Across all our businesses, we had improved results. The primary drivers of large improvements were at AFC and at GDX, our automotive business. At GDX year-over-year, the last year they lost $5 million. This year, they made $5 million in the quarter. At Aerojet Fine Chemicals last year, they lost $6 million during the quarter this year, they made $3 million during the quarter.
Again, we continue to have a focus on reducing the cost at AFC within the last year we have reduced the head count by approximately 45 percent. And we are putting out more product. At GDX, since we acquired Draftex in December of 2000, we have shut down four plants and we have reduced the head count there by 1600 people. We are going to continue to work on improving the margin, and you will see in the next quarter we will be taking a $2 million restructuring charge for GDX where we'll be shutting down another plant in Europe and also taking out head count out of the divisional headquarters at GDX.
When you look at how we did below the line, I think that there are two things of importance there. One is interest costs year ago, interest costs for the quarter were $10 million. This year, they were $4 million. That is a result of both of lower debt rates and a lower amount of debt outstanding. Also, you will notice that we have a low tax rate for this quarter. That was a result of a donation of some old GenCorp plant property in Cordova, Michigan, that we gave to the State of Michigan, resulting in a tax rate of 33 percent. The net of all that was EPS of 9 cents versus 7 cents a year ago, and 19 cents versus our guidance, which was 14 to 16 cents, for the quarter.
When you look at other financial results on the table, the other thing that I think stands out is the amount of corporate SG&A expense for the year.

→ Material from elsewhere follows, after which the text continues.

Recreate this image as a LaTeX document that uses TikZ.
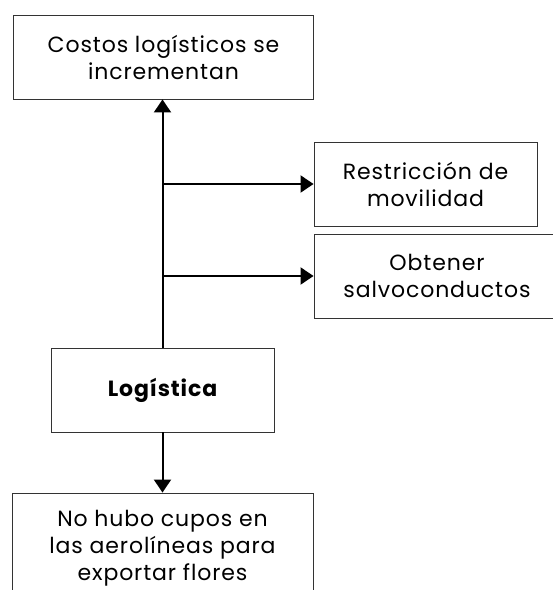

Year to date, we are at 21 million and over a third of that amount is related to expense that we had when we went through the accounting investigation relating to accounting issue in March and also in there, we have expense as a result of a contract that the company signed with Mr. Wolf, our Chairman, who will be retiring in November of 2003. So on the financial side, we think we're continuing to see a trend of improved performance. We should see increasing margins going forward and we expect to have a stronger fourth quarter than we had in this third quarter.
In terms of the second important thing that happened recently, yesterday, as we announced, we closed the acquisition of General Dynamics space business. This is the first step in our goal of growing our Aerospace and Defense business Aerojet. We have told Aerojet that we want them to double within the next three years which means we have a goal of getting them to $500 million in terms revenue.
Why did we start with GDSS? First, it was a good financial deal. We expect that it will be accretive to earnings. -- commencing next year. Second, it gave us a major market position in space and satellite propulsion. In our calculation, we believe that the combined Aerojet/GDSS will have a market share of about 45 percent of that market. It improves the company's position on a number of programs that we're currently on, including national missile defense and the NASA shuttle. It also makes available to us some new markets and some new technology that we haven't been in before, primarily things like electric propulsion and fire suppression for fighter aircraft.
We're going to continue to look for acquisitions in this field. We will do them if they meet our financial criteria and meet our strategic criteria of being related to propulsion and to a business that we know. We paid for the acquisition with the new term loan. We raised $115 million. $90 million is for the acquisition of GDSS. The rate was LIBOR plus 375. And what we didn't spend on the acquisition, we will use to reduce our revolver. In terms of other things going on, another important milestone that we're working on and making progress on is monetizing our real estate.